NINTH ABUSE
It is an abuse that the king pays the expenses of the voyage and support of the fathers in Filipinas, under title of apostolic missionaries, and they go there to become merchants and business men, to the harm of the poor Spaniards and of the Indian, besides their abandonment of the spiritual ministry which is in their charge.

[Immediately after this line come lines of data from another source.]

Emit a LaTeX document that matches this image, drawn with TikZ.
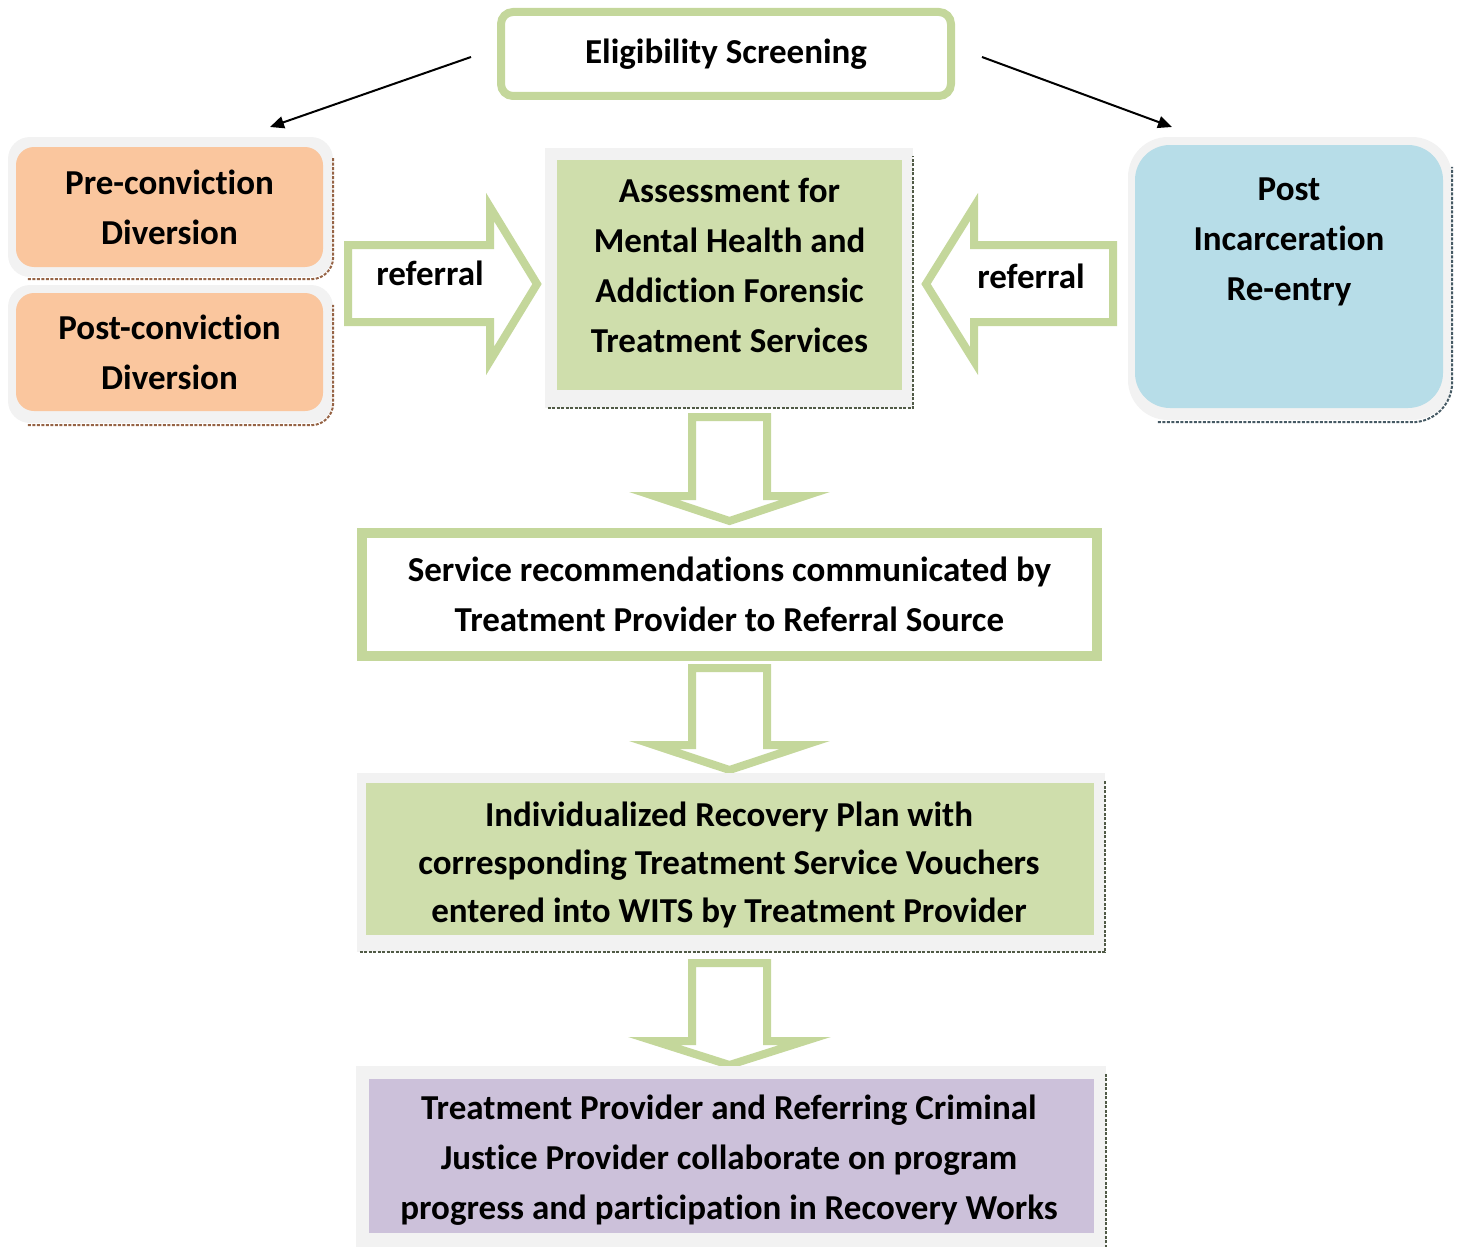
\documentclass[tikz,border=0pt]{standalone}
\usepackage{fontspec}
\setmainfont{Carlito}[Ligatures=NoCommon]
\usetikzlibrary{arrows.meta}

\definecolor{olivelight}{RGB}{196,215,155}
\definecolor{olivefill}{RGB}{207,222,172}
\definecolor{peach}{RGB}{250,198,158}
\definecolor{aqua}{RGB}{183,221,232}
\definecolor{lilac}{RGB}{204,193,218}
\definecolor{framegray}{RGB}{242,242,242}
\definecolor{shadowbrown}{RGB}{150,100,70}
\definecolor{shadowgreen}{RGB}{80,90,70}
\definecolor{shadowblue}{RGB}{70,90,100}

\tikzset{
  lbl/.style={font=\bfseries\fontsize{35}{50}\selectfont, align=center, inner sep=0pt},
  framebox/.style={fill=framegray, inner sep=0pt},
  fillbox/.style={inner sep=0pt},
  blockarrow/.style={draw=olivelight, line width=8pt, fill=white, miter limit=10},
  thinarrow/.style={draw=black, line width=2pt, -{Triangle[length=14pt,width=12pt]}},
  dropline/.style={line width=2pt, dash pattern=on 3pt off 1.5pt},
}

\begin{document}
\begin{tikzpicture}[x=1pt,y=-1pt]
    \useasboundingbox (0,0) rectangle (1460,1247);

    % top
    \node[lbl, draw=olivelight, line width=8pt, rounded corners=12pt, minimum width=450, minimum height=84] (elig) at (726,54) {Eligibility Screening};
    \coordinate (lend) at (270,127);
    \coordinate (rend) at (1172,127);
    \draw[thinarrow] ([shift={(-26,3)}]elig.west) -- (lend);
    \draw[thinarrow] ([shift={(27,3)}]elig.east) -- (rend);

    % left boxes
    \node[framebox, rounded corners=22pt, minimum width=325, minimum height=140] (preframe) at (170.5,207) {};
    \draw[shadowbrown, dropline, rounded corners=22pt] ([xshift=20pt,yshift=-2pt]preframe.south west) -- ([yshift=-2pt]preframe.south east) -- ([yshift=-20pt]preframe.north east);
    \node[fillbox, lbl, fill=peach, rounded corners=18pt, minimum width=307, minimum height=120] (pre) at (169.5,207) {Pre-conviction\\Diversion};
    \node[framebox, rounded corners=22pt, minimum width=325, minimum height=138] (postframe) at (170.5,354) {};
    \draw[shadowbrown, dropline, rounded corners=22pt] ([xshift=20pt,yshift=-2pt]postframe.south west) -- ([yshift=-2pt]postframe.south east) -- ([yshift=-20pt]postframe.north east);
    \node[fillbox, lbl, fill=peach, rounded corners=18pt, minimum width=307, minimum height=118] (postc) at (169.5,352) {Post-conviction\\Diversion};

    % right box
    \node[framebox, rounded corners=40pt, minimum width=324, minimum height=283] (reentryframe) at (1290,278.5) {};
    \draw[shadowblue, dropline, rounded corners=40pt] ([xshift=30pt,yshift=-2pt]reentryframe.south west) -- ([yshift=-2pt]reentryframe.south east) -- ([yshift=-30pt]reentryframe.north east);
    \node[fillbox, fill=aqua, rounded corners=35pt, minimum width=308, minimum height=263] (reentry) at (1289,276.5) {};
    \node[lbl] (reentrytxt) at (1289,242) {Post\\Incarceration\\Re-entry};

    % assessment
    \node[framebox, minimum width=368, minimum height=260] (assframe) at (729,278) {};
    \draw[shadowgreen, dropline] ([xshift=3pt]assframe.south west) -- (assframe.south east) -- ([yshift=-8pt]assframe.north east);
    \node[fillbox, fill=olivefill, minimum width=345, minimum height=230] (ass) at (729.5,275) {};
    \node[lbl] (asstxt) at (729.5,265) {Assessment for\\Mental Health and\\Addiction Forensic\\Treatment Services};

    % referral arrows
    \draw[blockarrow] (348,245) -- (490,245) -- (490,207) -- (537,284) -- (490,361) -- (490,322) -- (348,322) -- cycle;
    \node[lbl] (refl) at (430,273) {referral};
    \draw[blockarrow] (1113,245) -- (974,245) -- (974,207) -- (926,284) -- (974,361) -- (974,322) -- (1113,322) -- cycle;
    \node[lbl] (refr) at (1031,276) {referral};

    % chain downwards
    \draw[blockarrow] (692,417) -- (767,417) -- (767,496) -- (805,496) -- (729.5,521) -- (654,496) -- (692,496) -- cycle;
    \node[lbl, draw=olivelight, line width=10pt, minimum width=735, minimum height=123] (svc) at (729.5,594) {Service recommendations communicated by\\Treatment Provider to Referral Source};

    \draw[blockarrow] (692,668) -- (767,668) -- (767,745) -- (805,745) -- (729.5,770) -- (654,745) -- (692,745) -- cycle;
    \node[framebox, minimum width=748, minimum height=179] (planframe) at (731,862.5) {};
    \draw[shadowgreen, dropline] ([xshift=3pt]planframe.south west) -- (planframe.south east) -- ([yshift=-8pt]planframe.north east);
    \node[fillbox, fill=olivefill, minimum width=728, minimum height=152] (plan) at (730,859) {};
    \node[lbl, font=\bfseries\fontsize{35}{48}\selectfont] (plantxt) at (729,865) {Individualized Recovery Plan with\\corresponding Treatment Service Vouchers\\entered into WITS by Treatment Provider};

    \draw[blockarrow] (692,963) -- (767,963) -- (767,1041) -- (805,1041) -- (729.5,1065) -- (654,1041) -- (692,1041) -- cycle;
    \node[framebox, minimum width=750, minimum height=182] (collabframe) at (731,1157) {};
    \draw[shadowgreen, dropline] ([yshift=-8pt]collabframe.north east) -- (collabframe.south east);
    \node[fillbox, fill=lilac, minimum width=725, minimum height=154] (collab) at (731.5,1156) {};
    \node[lbl] (collabtxt) at (729,1160) {Treatment Provider and Referring Criminal\\Justice Provider collaborate on program\\progress and participation in Recovery Works};
\end{tikzpicture}
\end{document}
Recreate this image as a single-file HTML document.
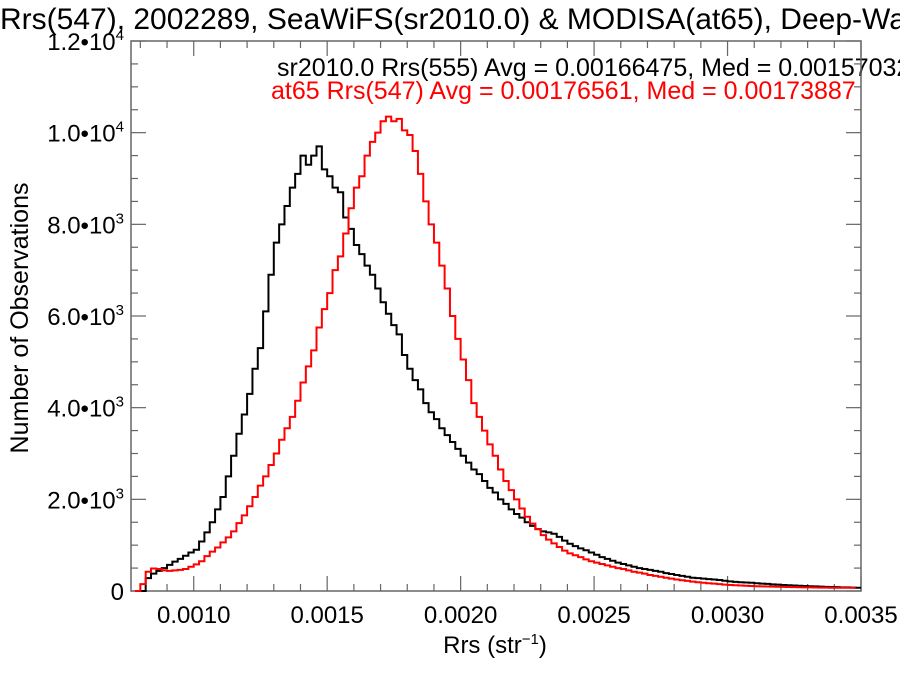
<!DOCTYPE html>
<html><head><meta charset="utf-8"><style>
body{margin:0;background:#fff;overflow:hidden;}
svg{display:block;font-family:"Liberation Sans",sans-serif;}
</style></head><body>
<svg id="chart" width="900" height="675" viewBox="0 0 900 675">
<text x="0" y="29" font-size="30" fill="#000">Rrs(547), 2002289, SeaWiFS(sr2010.0) &amp; MODISA(at65), Deep-Water</text>
<text x="277" y="76" font-size="25" fill="#000">sr2010.0 Rrs(555) Avg = 0.00166475, Med = 0.00157032</text>
<text x="271" y="99" font-size="25" fill="#ff0000">at65 Rrs(547) Avg = 0.00176561, Med = 0.00173887</text>
<text x="495" y="653" font-size="24" text-anchor="middle">Rrs (str<tspan font-size="15" dy="-9">−1</tspan><tspan dy="9">)</tspan></text>
<text transform="translate(28,318) rotate(-90)" font-size="25" text-anchor="middle">Number of Observations</text>
<g id="axes"></g>
<g id="series"></g>
</svg>
<script>
const binStart = 0.00078;
const binWidth = 0.00002;
const blackCounts = [0,0,280,380,440,500,570,640,700,770,840,900,1080,1280,1500,1780,2050,2500,2950,3430,3850,4300,4850,5300,6100,6900,7600,8000,8400,8800,9100,9500,9300,9500,9700,9200,9050,8800,8700,8150,7900,7550,7350,7100,6900,6600,6300,6050,5800,5600,5150,4850,4600,4400,4100,3900,3750,3550,3400,3250,3100,2950,2800,2650,2550,2400,2250,2150,2000,1900,1780,1680,1600,1500,1420,1350,1300,1280,1250,1180,1100,1030,980,930,890,840,790,740,700,660,620,590,560,530,500,480,460,440,420,390,370,350,330,310,290,280,270,260,250,240,225,210,200,190,185,180,170,160,155,145,140,130,125,120,115,110,105,100,95,90,88,85,80,78,75,70];
const redCounts = [0,150,420,490,480,450,440,450,460,480,530,580,650,760,860,950,1060,1170,1300,1480,1650,1850,2050,2300,2500,2750,3000,3300,3550,3800,4150,4550,4900,5250,5750,6150,6500,7000,7300,7800,8350,8800,9050,9500,9800,10000,10250,10350,10250,10300,10050,9950,9600,9100,8500,8000,7600,7100,6600,6000,5500,5050,4600,4100,3800,3500,3200,2950,2650,2400,2200,2000,1800,1620,1470,1350,1220,1120,1040,960,880,820,780,740,690,650,620,590,560,530,500,480,450,420,400,380,350,330,310,290,270,250,235,220,205,190,180,170,160,150,140,130,125,120,115,110,105,100,98,95,92,90,88,85,82,80,78,76,75,74,72,71,70,70,70];
const xTickValues = [0.0010,0.0015,0.0020,0.0025,0.0030,0.0035];
const xTickLabels = ["0.0010","0.0015","0.0020","0.0025","0.0030","0.0035"];
const yTickValues = [0,2000,4000,6000,8000,10000,12000];
const yTickMantissa = ["0","2.0","4.0","6.0","8.0","1.0","1.2"];
const yTickExp = ["","3","3","3","3","4","4"];

const L=131,R=861,T=41,B=591;
const xMin=0.000765,xMax=0.0035,yMax=12000;
const X=v=>L+(v-xMin)/(xMax-xMin)*(R-L);
const Y=v=>B-v/yMax*(B-T);
const NS="http://www.w3.org/2000/svg";
const axes=document.getElementById('axes');
const series=document.getElementById('series');
function mk(tag,attrs,parent){const e=document.createElementNS(NS,tag);for(const k in attrs)e.setAttribute(k,attrs[k]);parent.appendChild(e);return e;}

const frame=mk('rect',{x:L,y:T,width:R-L,height:B-T,fill:'none',stroke:'#666','stroke-width':1.5},axes);



for(let k=8;k<=35;k++){const v=k*0.0001;const x=X(v);const major=(k%5===0);const len=major?15:7;
 const t1=mk('line',{x1:x,y1:B,x2:x,y2:B-len,stroke:'#666','stroke-width':1.2},axes);
 
 
 const t2=mk('line',{x1:x,y1:T,x2:x,y2:T+len,stroke:'#666','stroke-width':1.2},axes);
 
 }
xTickValues.forEach((v,i)=>{const t=mk('text',{x:X(v),y:623,'font-size':24,'text-anchor':'middle'},axes);t.textContent=xTickLabels[i];
 
 });
for(let v=0;v<=12000;v+=500){const y=Y(v);const major=(v%2000===0);const len=major?15:7;
 const t1=mk('line',{x1:L,y1:y,x2:L+len,y2:y,stroke:'#666','stroke-width':1.2},axes);
 
 
 const t2=mk('line',{x1:R,y1:y,x2:R-len,y2:y,stroke:'#666','stroke-width':1.2},axes);
 
 }
yTickValues.forEach((v,i)=>{const t=mk('text',{x:124,y:Y(v)+9,'font-size':24,'text-anchor':'end'},axes);
 
 
 if(yTickExp[i]){t.innerHTML=yTickMantissa[i]+'•10<tspan font-size="15" dy="-10">'+yTickExp[i]+'</tspan>';}else{t.textContent=yTickMantissa[i];}});

function stepPath(counts){let d='';counts.forEach((c,i)=>{const x0=X(binStart+i*binWidth),x1=X(binStart+(i+1)*binWidth),y=Y(c);d+=(i===0?'M'+x0+','+y:'L'+x0+','+y)+'L'+x1+','+y;});return d;}
const pb=mk('path',{d:stepPath(blackCounts),fill:'none',stroke:'#000','stroke-width':2},series);


const pr=mk('path',{d:stepPath(redCounts),fill:'none',stroke:'#ff0000','stroke-width':2},series);


</script>
</body></html>
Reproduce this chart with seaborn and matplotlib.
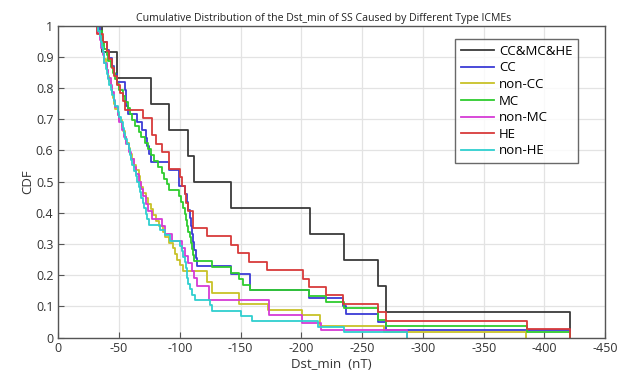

In the environs of Manila—with the exception of the Franciscans, who have nothing, and of the Condesa de Lizárraga, who has a small estate—the religious orders possess the following estates: the Dominicans, Lolomboy, Panay, Navotas, Great Malabon, and Biñan; the calced Augustinians, Malinta and Pasay; the discalced Augustinians, San Pedro Tunasan, San Nicolás, Imus, and Tunasancillo; the Jesuits, Mayjaligue, Masilog, Nagtajan, Nagsubig, Mariquina, Indan, Silan, Marigondon, Payatas, and San Pedro Macati (where they have their earthenware factory, from which they make annually thirty thousand pesos fuertes net profit). These are the ones which I now have in mind, although they have other estates in the provinces, of which I can give no exact account. But indeed I know, because I have seen it, that the Indians who cultivate those lands come to be virtually slaves, by which means the orders have aggrandized themselves, with their trade in sugar, cattle and horses, and rice. Although this last is the bread of all, that bread rises in price to such a degree that it can rise no further—to which is added the great export of these products to China and the coasts of Coromandel and Malabar.[19]
Remedy for this evil
To command, under penalty of expulsion, that they do not trade, as it is contrary to law; and, in respect to estates, they ought to sell them, even though they are the just owners, since such business is inconsistent with their ministry. It is certain that, by public report, if they had to show their titles to those lands it would be found that many, if not all of them, had been usurped from the Indians. On this account, without doubt, in regard to this point there was much talk in the time of Governor Aranda. But nothing was gained in favor of the Indians, from whom, let the fathers allege what they please, the endowment of land which the law orders cannot be taken.